Fields presented the award to her close friend comedienne Tomlin who kept the audience in stitches with her remarks. “This means to me more than the Oscar I don’t have,” she said. Tomlin, lifting up the crystalline award, had words of caution. “If you set them on a shelf near the window, the curtains will catch on fire.”

Mathis, the legendary crooner now in the 60th year of his career, presented songwriters Alan and Marilyn Bergman with a special award of merit from the organization. The husband-and-wife team are known for three Oscar-winning songs “Windmills of Your Mind,” “The Way We Were” and “Yentel” and many other hits.

The excellence in unit still photography for motion pictures award went to Barry Wechter. Chuck Hodes was the recipient of the award for excellence in unit still photography for television.

Elaine Lazelle, senior publicist at Walt Disney Studios, got the Bob Yeager award for community service, for the many charitable and community outreach efforts she has launched in her years at the Mouse House.
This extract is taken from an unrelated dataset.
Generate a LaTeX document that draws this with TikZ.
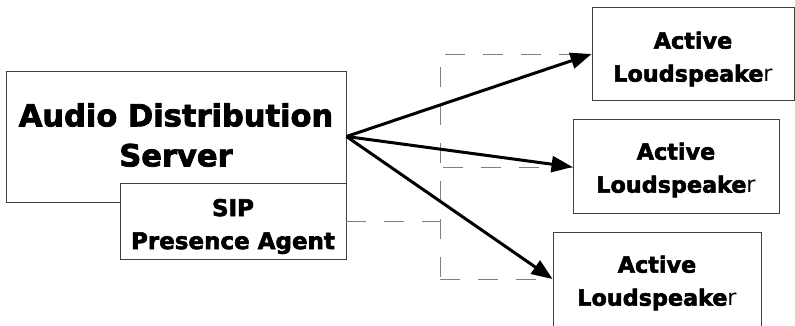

Bryan Alexander of USA Today won the domestic press award. He got a big round of applause for the brevity of his two-word acceptance speech: “Thank You.” Meanwhile, the recipient of the international media award was Yuko Yoshikawa, the Hollywood reporter for Reuters Japan.

In lieu of gift bags this year, the ICG Publicists made donations in honor of its members and sponsors to the Motion Picture and Television Fund.